Ultimate Avengers is shaky in tone and pacing; it's clear that Marvel Animation was still figuring out this whole feature film thing while trying to tell an adequate origin story. Caught somewhere between kids cartoon and a mature action spectacle, Ultimate Avengers plays it too safe most of the time. After the film's impressive World War II opening, it downshifts into chatty scenes about fake science and threats. The epic ending fight sequence, which features a crazed Hulk (Fred Tatasciore) makes up for all the chat, but also further highlights how much the middle dragged. It doesn't have much of the humor of, say, Joss Whedon's The Avengers—but that's a little unfair.
Ultimate Avengers II: Rise of the Panther fairs better. Since assembly is no longer required, Marvel reconnects with our heroes some time later. They've had time to grow both as characters and as a team. Hank Pym (Nolan North), a.k.a. Giant Man, is suffering from some health problems caused by his suit. Captain America is going on suicide missions just to keep from thinking about how sad and out of place he is. It's got a little bit more angst to it, and the tone feels decidedly more adult.

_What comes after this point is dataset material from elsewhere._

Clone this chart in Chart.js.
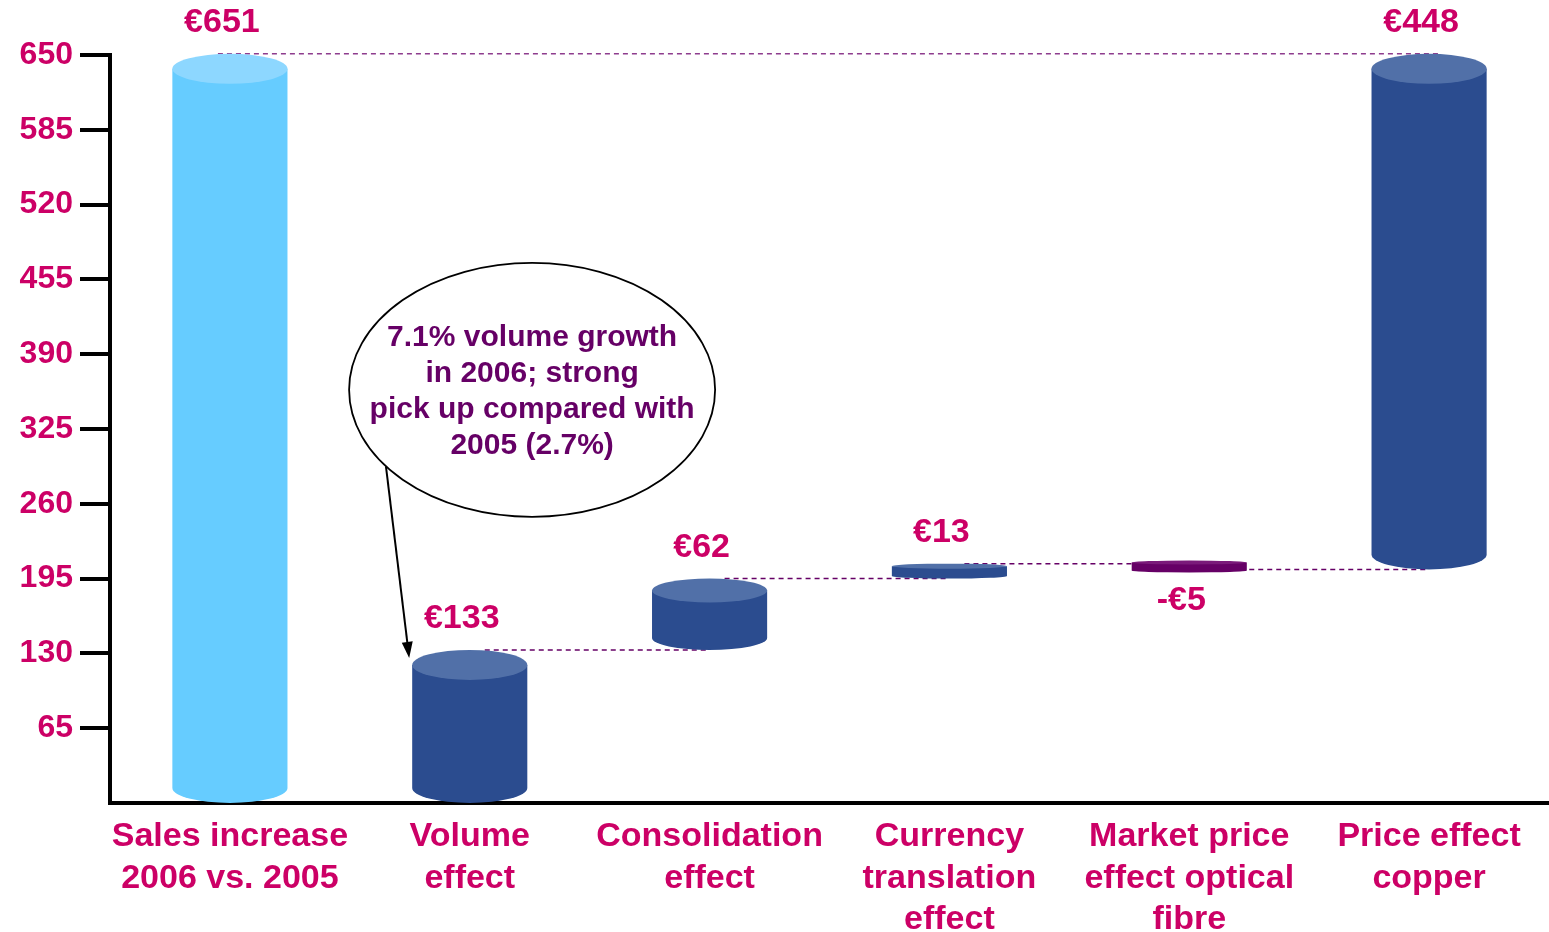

The plot, about the Avengers traveling to a hidden country in Africa to fight aliens alongside the Black Panther (Jeffery Sams), is brisk and fun. It's nice to get them out the gray and shiny halls of S.H.I.E.L.D. and that generic New York future-city they inhabit. The action, animated fairly well, is brutal and often pretty intense. Watching Giant Man stomp around the jungle covered with arrows, the Hulk tearing apart aliens limb by limb, and Iron Man flying around like a robo-bat out of Hell is what I've come to expect from an Avengers cartoon.
Surprisingly, it's the "bonus" movie that I found the most interesting. Next Avengers: Heroes of Tomorrow is a new franchise that takes place far in the future. The Avengers, as we know them, are dead, and their children are stuck learning how to harness their inherited skills. Sure there are unwelcome doses of teenage angst and pubescence, but the film also presents a mystery that we want to unravel. Vision, that robot ghost of Avengers' past, shows up broken and dying. He's sets in to motion a secret plan to save the kids from Ultron.
Next Avengers isn't in any way connected to the first two movies, but is instead aimed directly at kids. The animation style is fluid and anime-inspired; the plot is twisty and full of globe-trotting; and the references to the old guard of heroes gives the whole thing a nice continuity with the rest of the Marvel Universe. It's a creatively refreshing take on traditional "kid version" of a superhero team.
Ultimate Avengers Movie Collection packages all three of these standard def films on to two DVDs. They are, of course, straight reproductions of the original releases. The video and audio are great across the board, and the special features (which includes a history of The Avengers) are all in tact. It's not worth double-dipping if you already picked up these Marvel Animation releases, but it's nice to have them all in one place.
Ultimate Avengers Movie Collection is a collection of some decent feature-length adventures. I can't say it's great for kids, because the first two PG-13-rated movies are decidedly trying to be for adults. They just happen to be not as good as the kids movie in the pack: Next Avengers.
Ultimately, fans that haven't seen these before should check them out—especially if you dig the "Ultimate" reboots from Marvel. Just beware that this is a double dip of mighty proportions.